Hearing Aid, Smartphone Microphones Could Get Better With Spider Silk
Introducing spider silk in your ears could do wonders for your hearing, a new study found. Not directly, of course, but spider silk in microphones makes them a lot more sensitive, potentially improving hearing aids, the study said.
Human hearing is based on the drums inside our ears picking up direction of sounds, depending on the pressure exerted on the drums by air. This is in contrast with several insects, most of which use their hair to pick up the velocity (speed and direction) of the air instead of its pressure. The fine hair on the bodies of flies, mosquitoes and spiders all move when they come in contact with sound waves in the air.
This inspired Ron Miles, professor at Binghamton University, New York, and graduate student Jian Zhou to try replicate that property in microphones by using spider silk.
“We coated the spider silk with gold and put it in a magnetic field to obtain an electronic signal. It’s actually a fairly simple way to make an extremely effective microphone that has better directional capabilities across a wide range of frequencies,” Miles said in a statement Monday, explaining how they translated the information gathered by spider silk into electronic signals.

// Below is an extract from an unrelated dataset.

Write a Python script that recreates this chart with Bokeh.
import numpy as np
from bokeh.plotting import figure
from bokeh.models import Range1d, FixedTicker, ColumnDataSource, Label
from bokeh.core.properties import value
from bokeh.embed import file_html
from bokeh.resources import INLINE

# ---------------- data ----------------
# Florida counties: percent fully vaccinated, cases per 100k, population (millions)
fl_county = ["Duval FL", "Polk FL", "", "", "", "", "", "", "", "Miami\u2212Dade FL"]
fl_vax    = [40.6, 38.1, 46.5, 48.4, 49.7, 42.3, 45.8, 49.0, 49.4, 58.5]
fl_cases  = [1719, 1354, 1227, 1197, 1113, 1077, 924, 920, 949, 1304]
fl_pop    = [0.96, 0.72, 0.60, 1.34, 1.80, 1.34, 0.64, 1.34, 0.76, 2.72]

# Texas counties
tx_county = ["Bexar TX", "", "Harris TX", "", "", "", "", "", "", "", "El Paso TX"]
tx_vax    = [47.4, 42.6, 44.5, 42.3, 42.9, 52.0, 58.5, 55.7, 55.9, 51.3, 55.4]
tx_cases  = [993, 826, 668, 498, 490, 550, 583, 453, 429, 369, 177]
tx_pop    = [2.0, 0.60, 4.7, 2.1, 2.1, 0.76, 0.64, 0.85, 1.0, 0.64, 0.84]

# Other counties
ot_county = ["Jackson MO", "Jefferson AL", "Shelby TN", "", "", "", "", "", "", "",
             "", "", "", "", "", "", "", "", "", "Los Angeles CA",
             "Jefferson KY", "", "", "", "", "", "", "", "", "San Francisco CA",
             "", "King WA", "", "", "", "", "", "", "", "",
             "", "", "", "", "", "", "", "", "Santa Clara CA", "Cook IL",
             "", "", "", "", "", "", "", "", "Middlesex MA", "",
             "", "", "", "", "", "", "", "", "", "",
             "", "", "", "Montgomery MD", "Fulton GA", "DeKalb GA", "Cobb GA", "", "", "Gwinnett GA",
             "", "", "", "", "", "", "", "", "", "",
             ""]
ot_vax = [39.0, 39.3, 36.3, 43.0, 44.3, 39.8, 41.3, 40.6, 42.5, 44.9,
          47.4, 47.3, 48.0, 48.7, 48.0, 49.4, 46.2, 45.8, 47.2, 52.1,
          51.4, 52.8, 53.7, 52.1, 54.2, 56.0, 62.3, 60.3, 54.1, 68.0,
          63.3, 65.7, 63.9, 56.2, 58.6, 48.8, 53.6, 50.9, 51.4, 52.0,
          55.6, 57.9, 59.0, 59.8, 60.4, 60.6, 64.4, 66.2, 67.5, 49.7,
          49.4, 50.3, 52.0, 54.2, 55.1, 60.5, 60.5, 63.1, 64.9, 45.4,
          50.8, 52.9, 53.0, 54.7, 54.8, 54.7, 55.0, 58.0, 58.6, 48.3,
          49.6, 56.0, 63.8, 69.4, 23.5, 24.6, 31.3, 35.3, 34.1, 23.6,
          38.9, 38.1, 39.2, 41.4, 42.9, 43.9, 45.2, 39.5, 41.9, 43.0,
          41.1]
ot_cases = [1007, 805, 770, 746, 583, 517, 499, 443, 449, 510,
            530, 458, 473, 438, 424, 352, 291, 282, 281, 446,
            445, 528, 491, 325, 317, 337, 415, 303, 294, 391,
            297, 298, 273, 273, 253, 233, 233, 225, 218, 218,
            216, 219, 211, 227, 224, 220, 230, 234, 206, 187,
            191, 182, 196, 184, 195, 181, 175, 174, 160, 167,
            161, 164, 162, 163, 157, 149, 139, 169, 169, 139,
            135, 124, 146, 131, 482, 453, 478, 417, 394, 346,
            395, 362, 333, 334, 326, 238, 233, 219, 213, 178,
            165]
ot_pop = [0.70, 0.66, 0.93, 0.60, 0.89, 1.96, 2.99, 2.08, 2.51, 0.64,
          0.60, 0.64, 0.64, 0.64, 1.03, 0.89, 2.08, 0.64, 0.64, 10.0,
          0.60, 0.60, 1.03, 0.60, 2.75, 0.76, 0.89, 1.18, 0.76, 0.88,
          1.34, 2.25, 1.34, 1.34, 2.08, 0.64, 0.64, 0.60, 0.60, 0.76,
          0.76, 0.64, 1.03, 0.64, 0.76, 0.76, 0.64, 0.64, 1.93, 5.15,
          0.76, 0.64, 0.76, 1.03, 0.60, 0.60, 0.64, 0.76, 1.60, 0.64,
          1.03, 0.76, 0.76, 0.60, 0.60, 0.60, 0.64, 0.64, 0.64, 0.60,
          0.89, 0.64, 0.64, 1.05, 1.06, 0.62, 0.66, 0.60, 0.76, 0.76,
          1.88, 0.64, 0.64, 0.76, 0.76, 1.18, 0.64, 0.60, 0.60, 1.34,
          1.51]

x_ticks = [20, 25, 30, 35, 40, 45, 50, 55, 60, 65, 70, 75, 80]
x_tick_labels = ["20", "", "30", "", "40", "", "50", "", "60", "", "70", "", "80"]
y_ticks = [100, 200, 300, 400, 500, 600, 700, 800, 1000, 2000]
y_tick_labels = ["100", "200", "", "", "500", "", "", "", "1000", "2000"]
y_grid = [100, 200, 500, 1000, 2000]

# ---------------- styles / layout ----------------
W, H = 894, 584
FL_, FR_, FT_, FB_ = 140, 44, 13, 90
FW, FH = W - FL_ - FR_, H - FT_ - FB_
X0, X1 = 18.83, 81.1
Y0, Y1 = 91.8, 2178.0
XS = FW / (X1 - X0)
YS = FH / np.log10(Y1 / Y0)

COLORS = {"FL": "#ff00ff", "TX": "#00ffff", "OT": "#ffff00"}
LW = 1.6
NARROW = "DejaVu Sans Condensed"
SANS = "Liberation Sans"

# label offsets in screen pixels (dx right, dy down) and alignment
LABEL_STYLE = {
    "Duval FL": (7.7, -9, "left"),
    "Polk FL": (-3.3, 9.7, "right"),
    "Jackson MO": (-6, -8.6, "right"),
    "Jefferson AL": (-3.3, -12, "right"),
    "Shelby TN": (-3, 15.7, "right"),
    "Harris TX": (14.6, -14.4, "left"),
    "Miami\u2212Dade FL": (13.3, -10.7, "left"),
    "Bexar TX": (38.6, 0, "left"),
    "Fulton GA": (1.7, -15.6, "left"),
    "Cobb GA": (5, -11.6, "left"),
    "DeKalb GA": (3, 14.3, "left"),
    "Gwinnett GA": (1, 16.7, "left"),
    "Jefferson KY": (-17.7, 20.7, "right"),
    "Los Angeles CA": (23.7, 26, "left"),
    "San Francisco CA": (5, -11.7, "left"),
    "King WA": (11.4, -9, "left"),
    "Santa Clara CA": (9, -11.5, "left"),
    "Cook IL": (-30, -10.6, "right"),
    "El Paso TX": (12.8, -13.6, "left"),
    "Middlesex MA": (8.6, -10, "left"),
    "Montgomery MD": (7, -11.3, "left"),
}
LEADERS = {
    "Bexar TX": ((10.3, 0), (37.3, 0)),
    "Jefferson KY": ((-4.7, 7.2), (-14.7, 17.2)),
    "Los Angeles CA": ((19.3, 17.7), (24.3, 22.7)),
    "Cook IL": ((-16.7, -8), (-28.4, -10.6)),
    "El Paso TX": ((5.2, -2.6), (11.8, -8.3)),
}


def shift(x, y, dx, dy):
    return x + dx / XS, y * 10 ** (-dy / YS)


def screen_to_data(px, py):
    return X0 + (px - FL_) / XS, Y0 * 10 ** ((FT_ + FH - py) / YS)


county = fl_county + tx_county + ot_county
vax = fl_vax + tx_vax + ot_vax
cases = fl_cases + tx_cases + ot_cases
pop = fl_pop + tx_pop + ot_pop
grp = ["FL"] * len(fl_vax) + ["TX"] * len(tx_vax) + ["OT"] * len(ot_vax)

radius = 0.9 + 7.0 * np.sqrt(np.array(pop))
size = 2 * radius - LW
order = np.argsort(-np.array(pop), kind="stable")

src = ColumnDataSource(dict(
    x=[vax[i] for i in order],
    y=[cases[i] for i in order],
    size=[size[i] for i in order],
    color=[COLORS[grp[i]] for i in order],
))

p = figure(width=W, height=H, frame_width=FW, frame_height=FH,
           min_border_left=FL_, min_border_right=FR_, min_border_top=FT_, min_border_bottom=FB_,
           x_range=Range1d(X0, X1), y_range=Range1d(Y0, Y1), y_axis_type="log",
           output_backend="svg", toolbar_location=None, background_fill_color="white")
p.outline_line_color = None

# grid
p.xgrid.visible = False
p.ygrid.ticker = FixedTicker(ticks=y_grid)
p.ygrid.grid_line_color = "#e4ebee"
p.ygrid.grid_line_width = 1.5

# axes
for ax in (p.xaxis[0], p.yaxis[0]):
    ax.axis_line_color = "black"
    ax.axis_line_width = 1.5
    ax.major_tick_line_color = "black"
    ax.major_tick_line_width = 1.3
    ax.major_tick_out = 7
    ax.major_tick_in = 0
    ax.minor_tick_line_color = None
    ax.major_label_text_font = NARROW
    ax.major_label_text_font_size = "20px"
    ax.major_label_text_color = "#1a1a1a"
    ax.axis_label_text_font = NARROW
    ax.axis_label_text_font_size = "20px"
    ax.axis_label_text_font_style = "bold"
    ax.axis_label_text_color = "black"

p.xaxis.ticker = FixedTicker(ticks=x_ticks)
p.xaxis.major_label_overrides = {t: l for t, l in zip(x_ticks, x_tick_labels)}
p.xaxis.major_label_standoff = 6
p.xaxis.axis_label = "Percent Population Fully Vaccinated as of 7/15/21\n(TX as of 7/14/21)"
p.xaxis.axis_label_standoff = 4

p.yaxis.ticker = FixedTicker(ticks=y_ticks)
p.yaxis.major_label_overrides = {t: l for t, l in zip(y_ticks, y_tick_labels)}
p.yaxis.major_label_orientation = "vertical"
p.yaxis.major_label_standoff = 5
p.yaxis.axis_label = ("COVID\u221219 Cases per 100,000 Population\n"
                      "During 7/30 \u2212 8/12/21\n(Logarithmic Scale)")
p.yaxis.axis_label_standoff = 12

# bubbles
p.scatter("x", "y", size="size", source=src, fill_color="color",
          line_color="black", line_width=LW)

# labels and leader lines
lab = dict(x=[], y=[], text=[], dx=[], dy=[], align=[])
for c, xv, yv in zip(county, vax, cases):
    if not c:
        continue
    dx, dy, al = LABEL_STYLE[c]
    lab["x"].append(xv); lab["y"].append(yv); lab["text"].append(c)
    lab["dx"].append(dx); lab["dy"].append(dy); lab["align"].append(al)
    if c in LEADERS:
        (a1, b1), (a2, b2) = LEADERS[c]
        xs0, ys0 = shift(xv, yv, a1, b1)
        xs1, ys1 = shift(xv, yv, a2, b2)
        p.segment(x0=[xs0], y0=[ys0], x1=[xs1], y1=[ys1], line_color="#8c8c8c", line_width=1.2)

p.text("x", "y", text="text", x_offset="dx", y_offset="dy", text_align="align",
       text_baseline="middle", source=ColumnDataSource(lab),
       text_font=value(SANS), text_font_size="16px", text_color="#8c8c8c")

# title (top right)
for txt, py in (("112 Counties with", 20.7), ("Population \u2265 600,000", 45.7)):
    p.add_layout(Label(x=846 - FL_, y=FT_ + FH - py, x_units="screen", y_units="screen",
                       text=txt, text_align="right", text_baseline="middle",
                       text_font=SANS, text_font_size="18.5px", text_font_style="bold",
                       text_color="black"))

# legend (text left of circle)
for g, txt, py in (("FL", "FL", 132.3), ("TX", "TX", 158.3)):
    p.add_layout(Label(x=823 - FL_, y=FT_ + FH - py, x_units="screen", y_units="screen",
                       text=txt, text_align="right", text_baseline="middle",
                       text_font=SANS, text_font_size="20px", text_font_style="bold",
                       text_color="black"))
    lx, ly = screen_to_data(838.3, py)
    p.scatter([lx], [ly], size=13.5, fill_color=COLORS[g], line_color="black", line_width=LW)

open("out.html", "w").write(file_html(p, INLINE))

Since spider silk is sensitive to a very wide range of sounds, from infrasound to ultrasound (below and above the human range of hearing), the microphone created by Miles and Zhou is superior than existing technology in “directional sensing across a wide variety of frequencies,” some of which are too faint to be picked up present-day microphones. In fact, spider silk is sensitive to frequencies as low as 3 hertz, Miles said, which is equivalent to being able to hear the sound of tectonic plates moving during an earthquake.
These properties mean the spider silk-infused microphone can allow someone using a hearing aid to cancel out the background noise when in a crowded place to have a smoother conversation. And the concept is not restricted to hearing aids, but can be used in microphones in smartphones as well.
And this property is not limited to spider silk alone, but will likely be exhibited by any fiber that is thin enough, Miles said.
“The results are significant because they elucidate the highly responsive nature of materials such as spider silk. This bioinspired approach will be valuable to various disciplines which have been pursuing miniaturized flow measurement and control in various mediums (air, gas, liquid) and situations (from steady flow to highly fluctuating flow),” the authors said in the study, which appeared online in the journal Proceedings of the National Academy of Sciences, under the title “Sensing fluctuating airflow with spider silk.”
Inspiration from other species, especially animals, is called biomimicry and is used in many scientific and technological developments, very often in the field of robotics.